Jewish Journal, September 1, 2016

Germans are following the Trump-Clinton showdown in the United States with interest, especially as Donald Trump has denigrated Hillary Clinton as “America’s Merkel,” saying Clinton would open U.S. borders to scores of Syrian refugees, as German Chancellor Angela Merkel did last September.

Yet Germans also have their own elections to follow, also charged by the immigration issue. The party known as Alternative for Germany (AfD), the only German party categorically challenging Merkel’s asylum policy, could see a meteoric rise in three regional parliamentary elections to be held in September. If it does, that could ultimately threaten the steady rule of Merkel’s party — the Christian Democrats (CDU) — whose support has plummeted since a group of migrants committed numerous sexual assaults last New Year’s Eve, and, more recently, after individual migrants committed a string of terrorist attacks on German soil.

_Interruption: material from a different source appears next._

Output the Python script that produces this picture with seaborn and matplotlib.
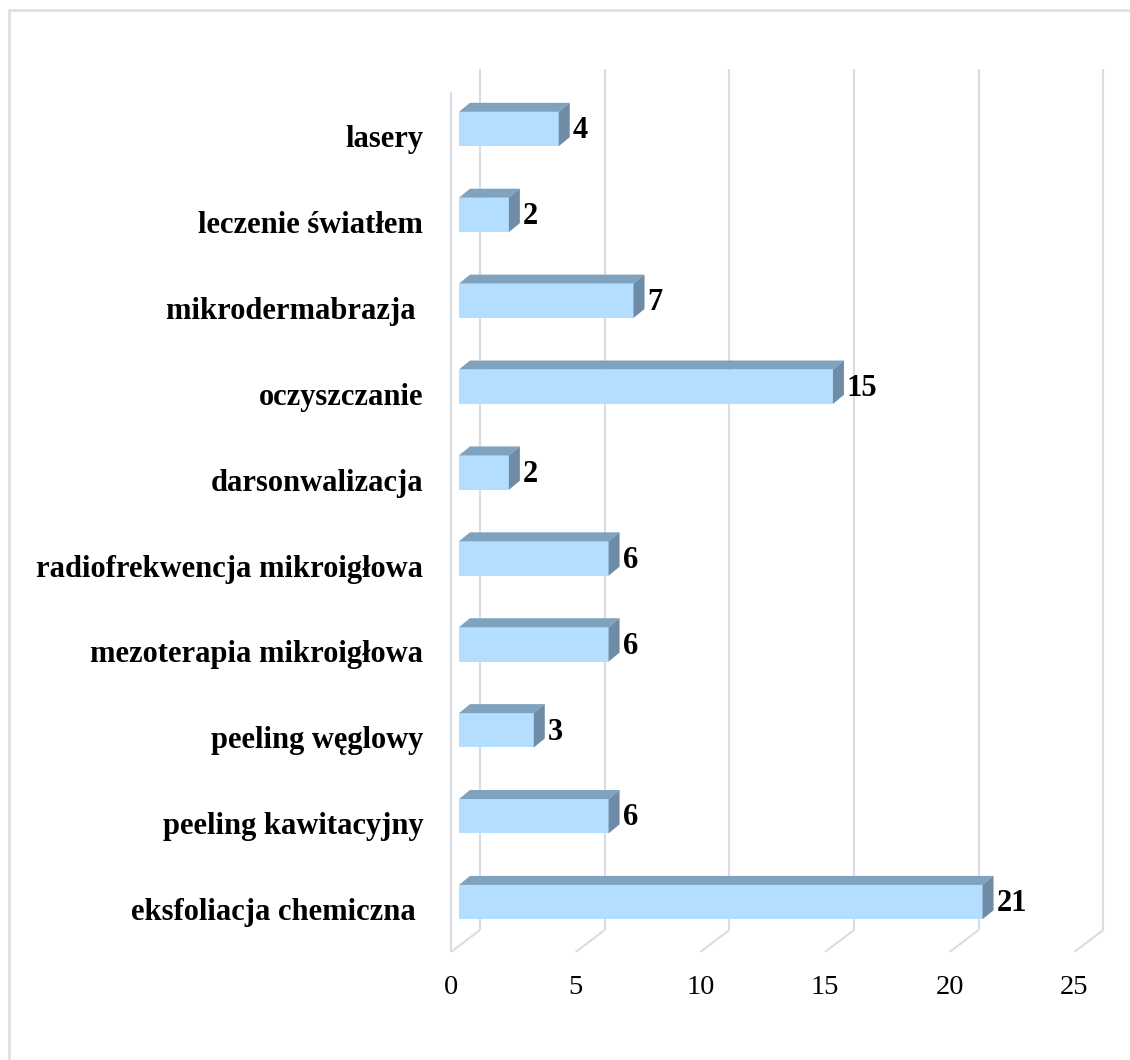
import matplotlib
matplotlib.use("Agg")
import matplotlib.pyplot as plt
from matplotlib.patches import Polygon
from matplotlib.lines import Line2D
import seaborn as sns
import pandas as pd

# Data
categories = [
    "lasery",
    "leczenie światłem",
    "mikrodermabrazja ",
    "oczyszczanie",
    "darsonwalizacja",
    "radiofrekwencja mikroigłowa",
    "mezoterapia mikroigłowa",
    "peeling węglowy",
    "peeling kawitacyjny",
    "eksfoliacja chemiczna ",
]
counts = [4, 2, 7, 15, 2, 6, 6, 3, 6, 21]
x_ticks = [0, 5, 10, 15, 20, 25]

FRONT = "#B3DEFF"
TOP = "#7FA2BE"
SIDE = "#6E8CA6"
GRID = "#D9DCE5"

sns.set_style("white")
plt.rcParams["font.family"] = ["Liberation Serif", "DejaVu Serif"]
plt.rcParams["text.color"] = "black"
plt.rcParams["xtick.color"] = "black"
plt.rcParams["ytick.color"] = "black"

W, H = 1130, 1060
fig = plt.figure(figsize=(W / 100, H / 100), dpi=100)

# Axes placed in pixel space; data origin and scales chosen for the 3D look
px_per_unit_x = 24.93
px_per_cat = 85.9
x0_px, y0_px = 459.0, 129.0
ax_left, ax_right, ax_top, ax_bottom = 440, 1115, 55, 960
ax = fig.add_axes([ax_left / W, 1 - ax_bottom / H,
                   (ax_right - ax_left) / W, (ax_bottom - ax_top) / H])

df = pd.DataFrame({"kategoria": categories, "liczba": counts})
sns.barplot(data=df, x="liczba", y="kategoria", orient="h", color=FRONT,
            saturation=1, width=0.4, linewidth=0, ax=ax, zorder=3)

ax.set_xlim((ax_left - x0_px) / px_per_unit_x, (ax_right - x0_px) / px_per_unit_x)
ax.set_ylim((ax_bottom - y0_px) / px_per_cat, (ax_top - y0_px) / px_per_cat)

# depth of the 3D extrusion in data units
dx = 11 / px_per_unit_x
dy = -9 / px_per_cat

# back wall / floor gridlines
back_off = (480 - x0_px) / px_per_unit_x
front_off = (451 - x0_px) / px_per_unit_x
y_back_top = (69 - y0_px) / px_per_cat
y_back_bot = (930 - y0_px) / px_per_cat
y_front_bot = (952 - y0_px) / px_per_cat
y_front_top = (92 - y0_px) / px_per_cat
for v in x_ticks:
    ax.plot([v + back_off, v + back_off], [y_back_top, y_back_bot],
            color=GRID, lw=1.5, zorder=1, solid_capstyle="butt")
    ax.plot([v + back_off, v + front_off], [y_back_bot, y_front_bot],
            color=GRID, lw=1.5, zorder=1, solid_capstyle="butt")
ax.plot([front_off, front_off], [y_front_top, y_front_bot],
        color=GRID, lw=1.5, zorder=1, solid_capstyle="butt")

# top and side faces of each bar, plus value labels
for patch, val in zip(ax.patches, counts):
    bx0 = patch.get_x()
    bx1 = bx0 + patch.get_width()
    yt = patch.get_y()
    yb = yt + patch.get_height()
    top = Polygon([(bx0, yt), (bx0 + dx, yt + dy), (bx1 + dx, yt + dy), (bx1, yt)],
                  closed=True, facecolor=TOP, edgecolor="none", zorder=3)
    side = Polygon([(bx1, yt), (bx1 + dx, yt + dy), (bx1 + dx, yb + dy), (bx1, yb)],
                   closed=True, facecolor=SIDE, edgecolor="none", zorder=3)
    ax.add_patch(top)
    ax.add_patch(side)
    ax.text(bx1 + dx + 3 / px_per_unit_x, (yt + yb) / 2 + 0.02, f"{val}",
            ha="left", va="center", fontsize=22, fontweight="bold", color="black",
            zorder=4)

# axis labels
ax.set_xlabel("")
ax.set_ylabel("")
ax.set_xticks([v + front_off for v in x_ticks])
ax.set_xticklabels([str(v) for v in x_ticks], fontsize=20.5)
ax.tick_params(axis="x", length=0, pad=11)
label_shift = 7 / px_per_cat
ax.set_yticks([i + label_shift for i in range(len(categories))])
ax.set_yticklabels(categories, fontsize=22, fontweight="bold")
ax.tick_params(axis="y", length=0, pad=12)
for s in ax.spines.values():
    s.set_visible(False)
ax.set_facecolor("none")

# outer frame (left and top edges)
fig.add_artist(Line2D([9 / W, 9 / W], [0, 1 - 10 / H], transform=fig.transFigure,
                      color="#DADDE3", lw=1.8))
fig.add_artist(Line2D([9 / W, 1], [1 - 10 / H, 1 - 10 / H], transform=fig.transFigure,
                      color="#DADDE3", lw=1.8))

fig.savefig("out.png", dpi=100, facecolor="white")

In the run-up to the Berlin state elections on Sept.18, posters for the CDU, Social Democrats (SPD), Die Linke (The Left) and even the Pirates parties line the streets of Berlin, but while AfD is polling at about 10 percent in the German capital, its posters have only just begun to appear, high up and out of reach. According to party officials, they get torn down. Mention AfD in casual conversation in the traditionally left-wing Berlin, and someone will invariably throw out the words: Nazis. Racists. Anti-Semites.